[What is asked]:
Go through the entries and transcribe each one exactly, dropping the pictures.

A run of records:
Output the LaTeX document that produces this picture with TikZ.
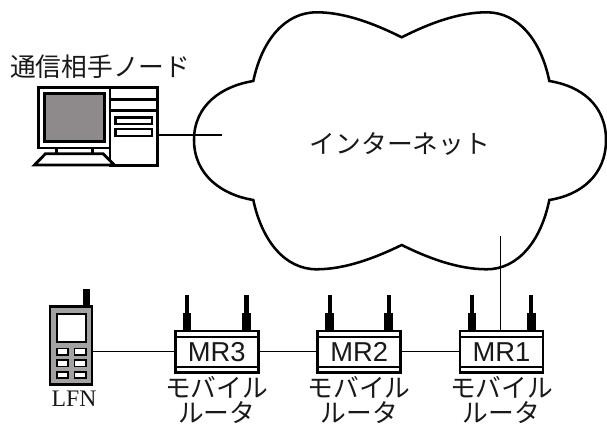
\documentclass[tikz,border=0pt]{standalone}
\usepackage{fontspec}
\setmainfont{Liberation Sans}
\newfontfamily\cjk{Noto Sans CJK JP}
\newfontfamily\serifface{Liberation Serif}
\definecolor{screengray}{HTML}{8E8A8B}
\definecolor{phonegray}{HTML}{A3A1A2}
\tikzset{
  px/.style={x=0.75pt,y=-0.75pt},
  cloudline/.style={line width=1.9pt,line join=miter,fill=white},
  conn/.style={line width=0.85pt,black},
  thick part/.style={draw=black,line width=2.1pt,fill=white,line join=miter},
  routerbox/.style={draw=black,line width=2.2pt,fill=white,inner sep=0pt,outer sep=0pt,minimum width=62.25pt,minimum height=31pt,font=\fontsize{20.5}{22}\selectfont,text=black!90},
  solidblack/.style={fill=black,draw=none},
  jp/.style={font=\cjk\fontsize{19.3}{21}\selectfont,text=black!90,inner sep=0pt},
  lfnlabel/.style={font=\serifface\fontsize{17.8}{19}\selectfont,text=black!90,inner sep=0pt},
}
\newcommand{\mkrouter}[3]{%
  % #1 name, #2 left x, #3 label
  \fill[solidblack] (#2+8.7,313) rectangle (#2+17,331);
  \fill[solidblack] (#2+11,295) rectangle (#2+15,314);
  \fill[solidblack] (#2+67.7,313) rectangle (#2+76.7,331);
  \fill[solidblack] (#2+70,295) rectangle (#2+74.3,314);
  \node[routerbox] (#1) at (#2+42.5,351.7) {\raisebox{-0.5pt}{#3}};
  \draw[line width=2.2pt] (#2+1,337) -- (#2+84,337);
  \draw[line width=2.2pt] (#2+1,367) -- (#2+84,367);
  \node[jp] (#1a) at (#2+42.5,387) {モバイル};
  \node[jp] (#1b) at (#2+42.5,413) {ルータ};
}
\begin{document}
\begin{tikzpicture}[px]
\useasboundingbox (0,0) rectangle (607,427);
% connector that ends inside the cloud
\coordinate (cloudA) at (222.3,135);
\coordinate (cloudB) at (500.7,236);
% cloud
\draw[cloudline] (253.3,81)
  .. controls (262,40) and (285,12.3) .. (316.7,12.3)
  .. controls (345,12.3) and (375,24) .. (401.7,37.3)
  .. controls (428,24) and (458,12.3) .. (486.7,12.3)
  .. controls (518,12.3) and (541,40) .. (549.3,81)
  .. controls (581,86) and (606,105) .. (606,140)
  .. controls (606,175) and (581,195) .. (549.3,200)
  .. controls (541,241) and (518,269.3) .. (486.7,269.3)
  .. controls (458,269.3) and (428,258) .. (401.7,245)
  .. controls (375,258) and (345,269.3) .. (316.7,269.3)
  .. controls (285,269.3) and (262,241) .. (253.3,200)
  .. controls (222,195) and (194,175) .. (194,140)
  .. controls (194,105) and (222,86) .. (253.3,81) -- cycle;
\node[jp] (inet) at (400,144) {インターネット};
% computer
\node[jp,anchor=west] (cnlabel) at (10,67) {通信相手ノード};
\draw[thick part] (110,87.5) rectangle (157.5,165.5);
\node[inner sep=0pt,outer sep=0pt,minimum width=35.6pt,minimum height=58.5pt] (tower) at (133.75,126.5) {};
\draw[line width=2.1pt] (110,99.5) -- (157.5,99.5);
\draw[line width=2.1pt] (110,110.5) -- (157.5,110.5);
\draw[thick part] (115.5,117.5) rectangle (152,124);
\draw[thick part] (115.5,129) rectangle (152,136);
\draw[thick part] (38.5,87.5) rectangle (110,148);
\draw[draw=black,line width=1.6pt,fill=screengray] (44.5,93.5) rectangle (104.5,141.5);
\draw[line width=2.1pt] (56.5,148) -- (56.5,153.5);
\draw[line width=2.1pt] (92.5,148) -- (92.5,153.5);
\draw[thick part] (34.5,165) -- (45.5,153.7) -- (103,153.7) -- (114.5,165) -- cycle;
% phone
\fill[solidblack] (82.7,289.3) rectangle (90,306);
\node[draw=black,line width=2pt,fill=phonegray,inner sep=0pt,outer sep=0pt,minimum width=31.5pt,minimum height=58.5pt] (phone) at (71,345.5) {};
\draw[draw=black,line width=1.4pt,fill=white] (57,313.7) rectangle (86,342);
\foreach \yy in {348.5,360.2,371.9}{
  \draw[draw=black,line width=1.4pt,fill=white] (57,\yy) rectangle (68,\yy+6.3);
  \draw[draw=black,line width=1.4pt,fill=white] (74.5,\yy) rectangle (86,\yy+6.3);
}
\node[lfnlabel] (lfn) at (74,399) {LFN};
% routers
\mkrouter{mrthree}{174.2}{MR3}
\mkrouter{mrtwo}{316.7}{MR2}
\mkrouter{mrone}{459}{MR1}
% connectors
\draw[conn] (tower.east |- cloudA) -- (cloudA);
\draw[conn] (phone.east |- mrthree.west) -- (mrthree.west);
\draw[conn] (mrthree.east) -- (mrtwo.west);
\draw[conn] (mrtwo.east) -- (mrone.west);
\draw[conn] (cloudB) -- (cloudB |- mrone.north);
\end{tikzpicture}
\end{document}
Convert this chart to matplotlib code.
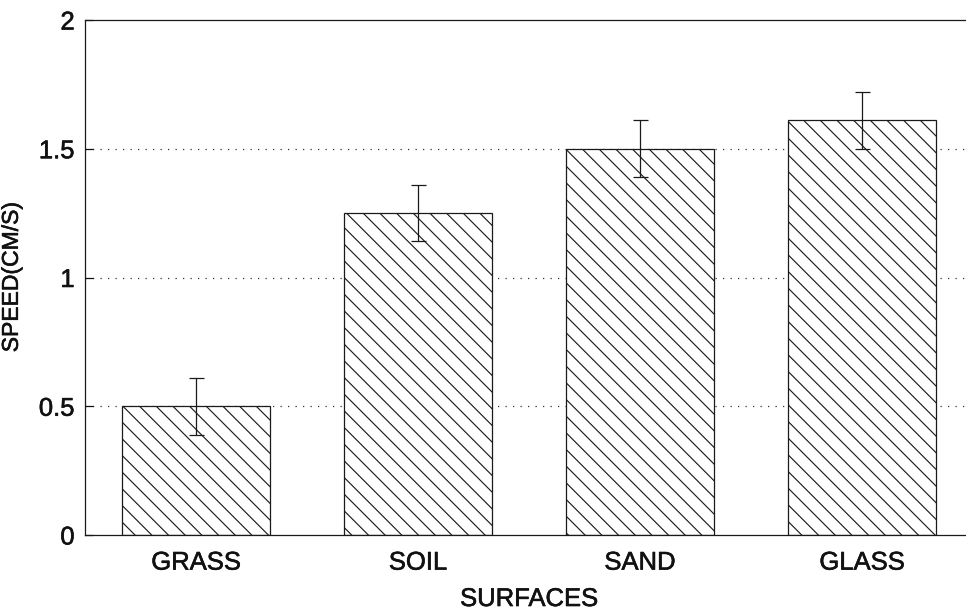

[Finished answer]:
Output the LaTeX document that produces this picture with TikZ.
\documentclass[tikz,border=0pt]{standalone}
\usepackage{fontspec}
\setmainfont{Liberation Sans}
\newfontfamily\cjk{Noto Sans CJK JP}
\newfontfamily\serifface{Liberation Serif}
\definecolor{screengray}{HTML}{8E8A8B}
\definecolor{phonegray}{HTML}{A3A1A2}
\tikzset{
  px/.style={x=0.75pt,y=-0.75pt},
  cloudline/.style={line width=1.9pt,line join=miter,fill=white},
  conn/.style={line width=0.85pt,black},
  thick part/.style={draw=black,line width=2.1pt,fill=white,line join=miter},
  routerbox/.style={draw=black,line width=2.2pt,fill=white,inner sep=0pt,outer sep=0pt,minimum width=62.25pt,minimum height=31pt,font=\fontsize{20.5}{22}\selectfont,text=black!90},
  solidblack/.style={fill=black,draw=none},
  jp/.style={font=\cjk\fontsize{19.3}{21}\selectfont,text=black!90,inner sep=0pt},
  lfnlabel/.style={font=\serifface\fontsize{17.8}{19}\selectfont,text=black!90,inner sep=0pt},
}
\newcommand{\mkrouter}[3]{%
  % #1 name, #2 left x, #3 label
  \fill[solidblack] (#2+8.7,313) rectangle (#2+17,331);
  \fill[solidblack] (#2+11,295) rectangle (#2+15,314);
  \fill[solidblack] (#2+67.7,313) rectangle (#2+76.7,331);
  \fill[solidblack] (#2+70,295) rectangle (#2+74.3,314);
  \node[routerbox] (#1) at (#2+42.5,351.7) {\raisebox{-0.5pt}{#3}};
  \draw[line width=2.2pt] (#2+1,337) -- (#2+84,337);
  \draw[line width=2.2pt] (#2+1,367) -- (#2+84,367);
  \node[jp] (#1a) at (#2+42.5,387) {モバイル};
  \node[jp] (#1b) at (#2+42.5,413) {ルータ};
}
\begin{document}
\begin{tikzpicture}[px]
\useasboundingbox (0,0) rectangle (607,427);
% connector that ends inside the cloud
\coordinate (cloudA) at (222.3,135);
\coordinate (cloudB) at (500.7,236);
% cloud
\draw[cloudline] (253.3,81)
  .. controls (262,40) and (285,12.3) .. (316.7,12.3)
  .. controls (345,12.3) and (375,24) .. (401.7,37.3)
  .. controls (428,24) and (458,12.3) .. (486.7,12.3)
  .. controls (518,12.3) and (541,40) .. (549.3,81)
  .. controls (581,86) and (606,105) .. (606,140)
  .. controls (606,175) and (581,195) .. (549.3,200)
  .. controls (541,241) and (518,269.3) .. (486.7,269.3)
  .. controls (458,269.3) and (428,258) .. (401.7,245)
  .. controls (375,258) and (345,269.3) .. (316.7,269.3)
  .. controls (285,269.3) and (262,241) .. (253.3,200)
  .. controls (222,195) and (194,175) .. (194,140)
  .. controls (194,105) and (222,86) .. (253.3,81) -- cycle;
\node[jp] (inet) at (400,144) {インターネット};
% computer
\node[jp,anchor=west] (cnlabel) at (10,67) {通信相手ノード};
\draw[thick part] (110,87.5) rectangle (157.5,165.5);
\node[inner sep=0pt,outer sep=0pt,minimum width=35.6pt,minimum height=58.5pt] (tower) at (133.75,126.5) {};
\draw[line width=2.1pt] (110,99.5) -- (157.5,99.5);
\draw[line width=2.1pt] (110,110.5) -- (157.5,110.5);
\draw[thick part] (115.5,117.5) rectangle (152,124);
\draw[thick part] (115.5,129) rectangle (152,136);
\draw[thick part] (38.5,87.5) rectangle (110,148);
\draw[draw=black,line width=1.6pt,fill=screengray] (44.5,93.5) rectangle (104.5,141.5);
\draw[line width=2.1pt] (56.5,148) -- (56.5,153.5);
\draw[line width=2.1pt] (92.5,148) -- (92.5,153.5);
\draw[thick part] (34.5,165) -- (45.5,153.7) -- (103,153.7) -- (114.5,165) -- cycle;
% phone
\fill[solidblack] (82.7,289.3) rectangle (90,306);
\node[draw=black,line width=2pt,fill=phonegray,inner sep=0pt,outer sep=0pt,minimum width=31.5pt,minimum height=58.5pt] (phone) at (71,345.5) {};
\draw[draw=black,line width=1.4pt,fill=white] (57,313.7) rectangle (86,342);
\foreach \yy in {348.5,360.2,371.9}{
  \draw[draw=black,line width=1.4pt,fill=white] (57,\yy) rectangle (68,\yy+6.3);
  \draw[draw=black,line width=1.4pt,fill=white] (74.5,\yy) rectangle (86,\yy+6.3);
}
\node[lfnlabel] (lfn) at (74,399) {LFN};
% routers
\mkrouter{mrthree}{174.2}{MR3}
\mkrouter{mrtwo}{316.7}{MR2}
\mkrouter{mrone}{459}{MR1}
% connectors
\draw[conn] (tower.east |- cloudA) -- (cloudA);
\draw[conn] (phone.east |- mrthree.west) -- (mrthree.west);
\draw[conn] (mrthree.east) -- (mrtwo.west);
\draw[conn] (mrtwo.east) -- (mrone.west);
\draw[conn] (cloudB) -- (cloudB |- mrone.north);
\end{tikzpicture}
\end{document}
Convert this chart to matplotlib code.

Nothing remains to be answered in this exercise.